9. Complete steps 1-6 in reverse..

DISCLAIMER:
This is only required if your rack is out by a position that is not a multiple of 60. If you're out 60, 120, 180, 240 degrees there is an easier solution for you.. my first replacement was out 90degrees and the second 30 degrees.. this required me to take the more drastic action aforementioned and avoid a $1,600 oem rack. I would not attempt this, if you're not confident in your mechanical skills. If anybody has any questions I'm more than happy to answer them here or via PM. The amount of time and energy I have spent on this project warrants sharing the information to help someone else as I could not find a single thread of information or person with experience on this issue. I might even make my first youtube video this thing was such a monster.

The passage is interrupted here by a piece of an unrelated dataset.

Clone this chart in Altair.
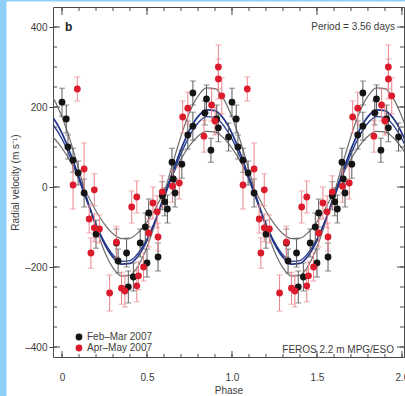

Thanks to all who previously offered input on the situation!
 
#5 ·
My final update..

The method I devised still does not get this thing perfect.. I am out by a couple degrees after four separate attempts to clock the pinion (came up shy the first two, went too far on the third, adjusted back to the second position on the fourth). Albeit the lock to lock is better than either replacement rack's original locations, but it is still not perfectly dialed. I suppose somehow that means both remanned racks listed as non speed-sensitive and non R, are still not for my base 13' XC60. I have cross referenced every sales site, oem parts breakdown, and model year. Aside from FCP telling my they don't have this rack listed for my VIN, I am left completely clueless where the difference lies and utterly defeated. I ultimately landed that 1/8th inch out on inner tierod length that will have to be made up in the alignment.. I simply cannot justify a $1600 rack for a car I paid $8k for that I will be actively looking to get rid of in about a years time.. another prime example of what one may called designed obsolescence with this spring loaded plastic cap that clearly allowed water ingress and disintegrated..

Thanks to everyone who read along the way and I'd suggest going OEM for anybody who's seriously considering keeping their vehicle for a longer duration.